Records for this exercise

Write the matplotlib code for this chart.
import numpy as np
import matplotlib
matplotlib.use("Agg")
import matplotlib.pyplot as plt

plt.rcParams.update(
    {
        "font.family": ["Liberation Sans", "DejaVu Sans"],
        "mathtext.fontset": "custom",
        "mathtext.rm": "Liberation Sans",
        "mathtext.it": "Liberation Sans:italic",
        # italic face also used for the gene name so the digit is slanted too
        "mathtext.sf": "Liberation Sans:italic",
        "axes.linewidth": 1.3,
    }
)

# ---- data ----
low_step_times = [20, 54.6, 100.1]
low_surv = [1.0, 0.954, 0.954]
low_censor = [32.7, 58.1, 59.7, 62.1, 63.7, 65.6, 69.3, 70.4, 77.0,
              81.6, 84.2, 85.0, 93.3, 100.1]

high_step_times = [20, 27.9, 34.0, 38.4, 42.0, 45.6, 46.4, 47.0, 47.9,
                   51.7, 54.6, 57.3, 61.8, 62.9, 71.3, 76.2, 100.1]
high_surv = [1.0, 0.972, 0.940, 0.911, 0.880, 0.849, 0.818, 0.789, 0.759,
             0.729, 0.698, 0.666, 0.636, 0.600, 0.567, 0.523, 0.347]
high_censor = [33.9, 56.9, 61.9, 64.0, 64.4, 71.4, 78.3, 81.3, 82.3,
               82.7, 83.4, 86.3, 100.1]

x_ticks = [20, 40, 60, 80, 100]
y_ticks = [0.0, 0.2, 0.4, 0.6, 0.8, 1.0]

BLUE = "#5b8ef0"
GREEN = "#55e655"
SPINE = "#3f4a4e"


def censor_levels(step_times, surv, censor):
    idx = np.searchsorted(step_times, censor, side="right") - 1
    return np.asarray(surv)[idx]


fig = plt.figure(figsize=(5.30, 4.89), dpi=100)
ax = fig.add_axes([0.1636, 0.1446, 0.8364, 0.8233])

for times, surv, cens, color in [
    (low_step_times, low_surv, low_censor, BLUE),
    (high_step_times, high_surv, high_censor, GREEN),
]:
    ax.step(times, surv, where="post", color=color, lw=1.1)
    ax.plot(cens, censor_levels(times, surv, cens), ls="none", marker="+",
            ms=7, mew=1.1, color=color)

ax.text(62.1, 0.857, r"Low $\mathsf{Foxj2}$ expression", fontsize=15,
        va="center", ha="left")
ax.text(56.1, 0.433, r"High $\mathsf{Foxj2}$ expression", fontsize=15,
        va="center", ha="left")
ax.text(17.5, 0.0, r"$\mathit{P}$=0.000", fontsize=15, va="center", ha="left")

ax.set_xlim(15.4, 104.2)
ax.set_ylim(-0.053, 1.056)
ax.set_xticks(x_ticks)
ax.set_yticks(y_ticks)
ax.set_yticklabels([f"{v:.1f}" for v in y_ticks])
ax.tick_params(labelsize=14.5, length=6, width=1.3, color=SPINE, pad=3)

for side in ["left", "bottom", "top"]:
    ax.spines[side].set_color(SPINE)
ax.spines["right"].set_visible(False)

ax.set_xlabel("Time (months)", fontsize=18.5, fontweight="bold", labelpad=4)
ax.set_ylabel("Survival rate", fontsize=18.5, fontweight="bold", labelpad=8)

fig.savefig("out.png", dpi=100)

==

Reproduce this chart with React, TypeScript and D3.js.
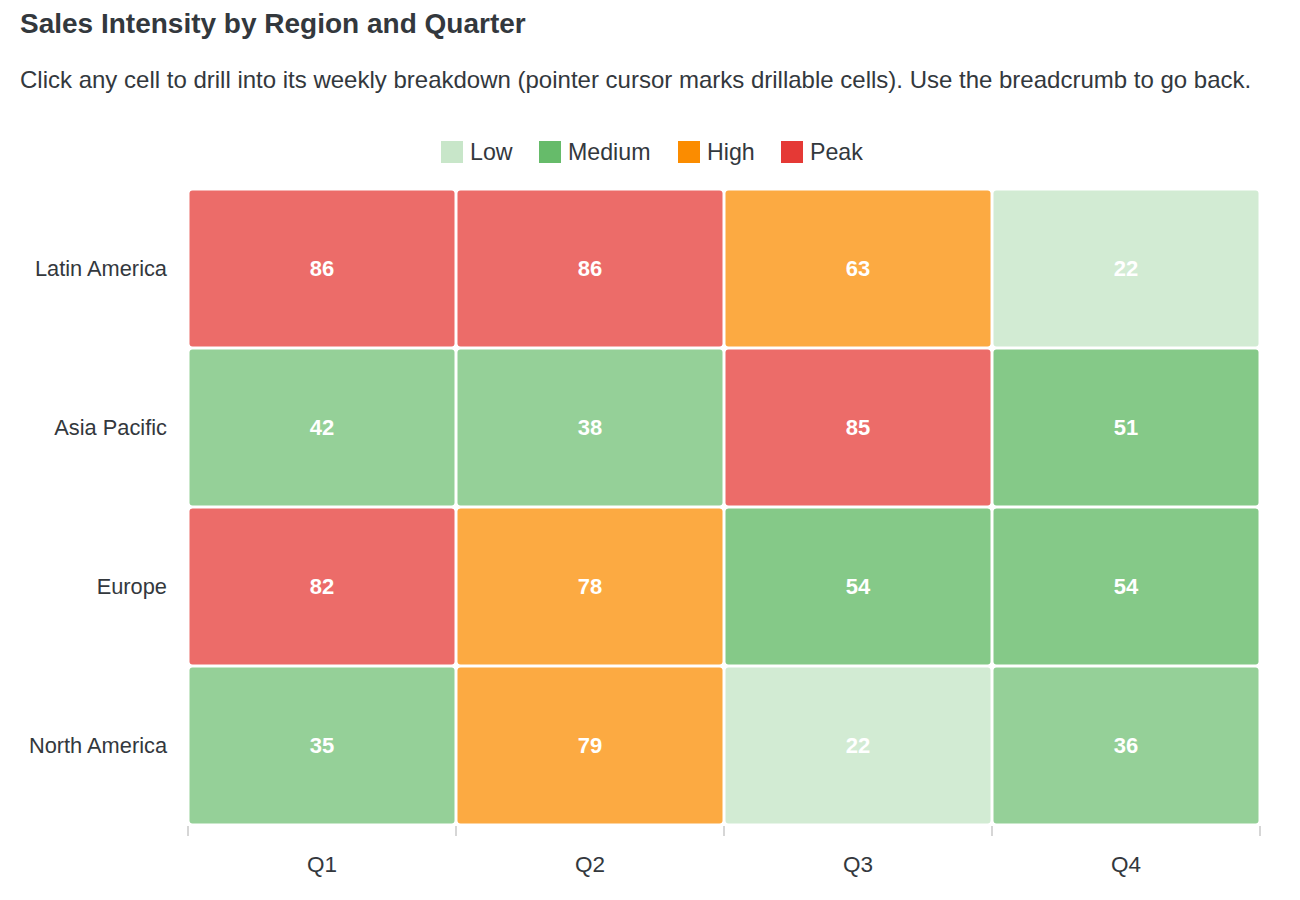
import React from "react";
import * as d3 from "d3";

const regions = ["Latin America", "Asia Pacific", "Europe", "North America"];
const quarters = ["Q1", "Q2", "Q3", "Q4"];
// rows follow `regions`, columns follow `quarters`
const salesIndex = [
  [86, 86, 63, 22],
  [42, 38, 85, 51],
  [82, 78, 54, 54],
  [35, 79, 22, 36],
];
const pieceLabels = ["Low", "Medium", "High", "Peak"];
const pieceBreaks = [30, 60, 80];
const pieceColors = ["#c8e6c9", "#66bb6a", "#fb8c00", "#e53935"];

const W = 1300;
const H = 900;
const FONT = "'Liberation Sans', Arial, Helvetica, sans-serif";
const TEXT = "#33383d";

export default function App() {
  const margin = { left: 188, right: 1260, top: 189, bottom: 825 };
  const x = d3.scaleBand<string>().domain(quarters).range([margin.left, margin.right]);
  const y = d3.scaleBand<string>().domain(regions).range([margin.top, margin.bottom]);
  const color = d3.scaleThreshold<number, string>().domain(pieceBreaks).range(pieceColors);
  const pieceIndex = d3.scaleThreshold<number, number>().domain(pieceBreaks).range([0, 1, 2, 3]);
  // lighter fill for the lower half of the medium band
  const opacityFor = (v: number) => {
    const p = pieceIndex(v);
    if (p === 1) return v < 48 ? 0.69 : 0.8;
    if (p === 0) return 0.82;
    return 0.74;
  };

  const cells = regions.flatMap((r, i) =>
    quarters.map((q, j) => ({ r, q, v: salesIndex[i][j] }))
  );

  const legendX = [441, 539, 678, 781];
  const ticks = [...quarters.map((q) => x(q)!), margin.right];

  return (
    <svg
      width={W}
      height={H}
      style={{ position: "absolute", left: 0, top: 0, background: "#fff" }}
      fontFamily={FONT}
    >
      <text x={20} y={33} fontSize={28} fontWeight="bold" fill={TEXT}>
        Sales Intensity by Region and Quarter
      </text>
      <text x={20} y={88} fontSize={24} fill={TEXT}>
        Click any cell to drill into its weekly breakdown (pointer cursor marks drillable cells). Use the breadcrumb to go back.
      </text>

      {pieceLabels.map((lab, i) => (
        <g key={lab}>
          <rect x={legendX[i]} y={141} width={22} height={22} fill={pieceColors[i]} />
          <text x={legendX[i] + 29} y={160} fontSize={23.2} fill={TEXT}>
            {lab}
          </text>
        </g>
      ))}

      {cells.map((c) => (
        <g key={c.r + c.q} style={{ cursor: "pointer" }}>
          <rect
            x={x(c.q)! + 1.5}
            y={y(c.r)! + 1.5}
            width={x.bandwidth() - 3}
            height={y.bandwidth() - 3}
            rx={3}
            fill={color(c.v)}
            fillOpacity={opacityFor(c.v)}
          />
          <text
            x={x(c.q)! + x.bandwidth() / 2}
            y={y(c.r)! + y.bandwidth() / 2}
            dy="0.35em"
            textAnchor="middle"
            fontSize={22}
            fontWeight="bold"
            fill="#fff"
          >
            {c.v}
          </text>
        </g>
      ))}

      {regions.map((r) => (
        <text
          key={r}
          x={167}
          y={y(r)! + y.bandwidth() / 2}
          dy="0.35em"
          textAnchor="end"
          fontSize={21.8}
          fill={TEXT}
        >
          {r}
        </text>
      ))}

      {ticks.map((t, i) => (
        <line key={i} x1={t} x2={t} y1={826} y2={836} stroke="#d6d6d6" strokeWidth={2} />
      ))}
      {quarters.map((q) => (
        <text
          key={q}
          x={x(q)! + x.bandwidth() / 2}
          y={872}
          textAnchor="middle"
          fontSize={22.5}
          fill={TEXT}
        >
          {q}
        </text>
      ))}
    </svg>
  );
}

Requirement
Going down the listing above, begin printing at the line with "Write the matplotlib code for this chart." and finish with the line with "import matplotlib.pyplot as plt", exactly as they appear.

Solution for this problem
Write the matplotlib code for this chart.
import numpy as np
import matplotlib
matplotlib.use("Agg")
import matplotlib.pyplot as plt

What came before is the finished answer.